2010 yazında Johnny yeni bir albüm çıkardı. Ben tesadüfen yine o sıralar sarmakta olduğum bir başka müzisyen Anna Calvi’nin yanında tıngırdatırken rastladığımda hatırlamıştım kendisinin varlığını. Jezebel çalıyorlardı, Fransa’nın Bashung’dan bile fazla sevdiği Kaldırım Serçesi’nin şarkısını.
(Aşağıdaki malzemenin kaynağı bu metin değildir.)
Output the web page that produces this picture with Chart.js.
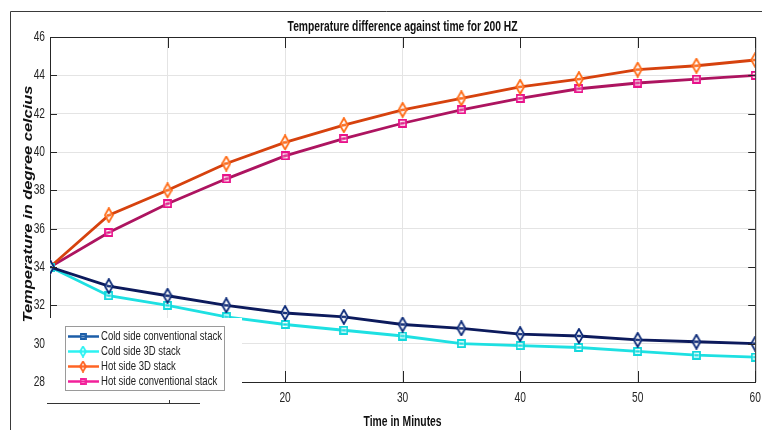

Bir kez daha Johnny’nin müziğiyle ilgilenmeye başlamıştım ve Google’a yine adını yazdım. Bu defa hiç uzatmadan, doğrudan onunla ilgili sonuçlar önerdi ‘sektöründe lider’ arama motoru. Bir başka röportajına denk geldim. Açtım, okudum. Times röportajını ve başta başlık olmak üzere o röportaja dair her şeyi acayip bayık bulduğundan dem vuruyordu. Tüm müzik yazarlarının, blog yazan gençlerin bile o poster muhabbetini alıntılamasına ifrit olmuştu. O sıralar başlığındaki ifadeye katılmıyor diye bir Times röportajını reddetme lüksü yok gibi görünmüştü ama sonunda yine de iflas etmişti.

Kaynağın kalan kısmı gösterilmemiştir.